We don't often share with others the things that make us amazing.
We don't say, “Hey, I'm amazing. Listen to this.”
I mean, we just don't. It's uncomfortable.
But see that girl in the photo above? In the middle? That girl is sick. She's been sick in one way or another since 2013. She's got an IV port in her arm for 6? 8? weeks of daily Rocephin, to treat what the doctors think is Lyme disease. (They'll turn out to be close.) She's gained a bunch of weight by the time this photo is taken. Her eyes have been frozen wide open — as if terrified or staring — for months, and she had to focus all of her energy and attention for several minutes to arrange her face in the shape of the sort-of smile you see in the photo. Her face hasn't worked right since 2015. Every muscle in her body is tight and/or tremor-y all day long, every day; you can see it in her neck, if you look. She can walk, but her left arm doesn't swing correctly, so it doesn't look or feel right. Her brain is too frozen and traumatized to read, watch tv, listen to music, scroll Facebook. She mostly sits in a chair. She is savagely depressed and blindingly anxious. The UVA neurologists who evaluated her for Parkinson's Disease said no, it's Functional Neurological Disorder. “Shell Shock,” like the World War I soldiers. Try physical therapy. By the time she finds the doctor who orders the tests that show that it's biotoxin illness caused by exposure to actinomycetes bacteria in a water-damaged building, she's spent 28 cumulative days in the inpatient behavioral health unit because the despair and lack of relief became too much to handle outside of a hospital setting.
So, the amazing part?
That human life can hold such profound suffering. That — as I have learned to the core of my being — the impossible happens every day. Once it happens to you, you know without a doubt that this is true. (And it has happened to all of us, hasn't it, these past two years.)
On the other hand, do you see what's awesome about this? The impossible happens every day. All the things you want, all the things you think, “I could never. That's impossible.” — think of one of those things. Entirely possible.

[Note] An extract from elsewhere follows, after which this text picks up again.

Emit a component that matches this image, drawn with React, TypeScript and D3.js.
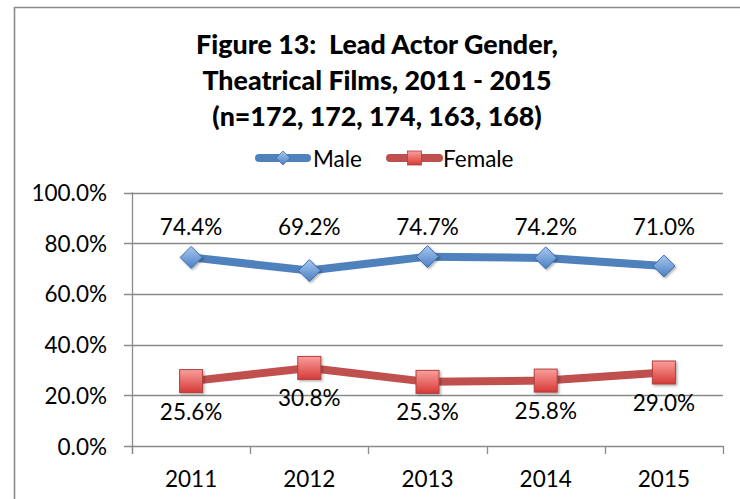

I don't share my story to say, “Look at me.” I share it to say, “Come with me.” Impossible things are entirely possible, you are amazing, and your people are waiting.
I'm better now. Not better better, but better. And I get to help people articulate who and what they are. I get to help them home in on who and what they're for. I help them put up the Bat-Signal to call forth the people who need them.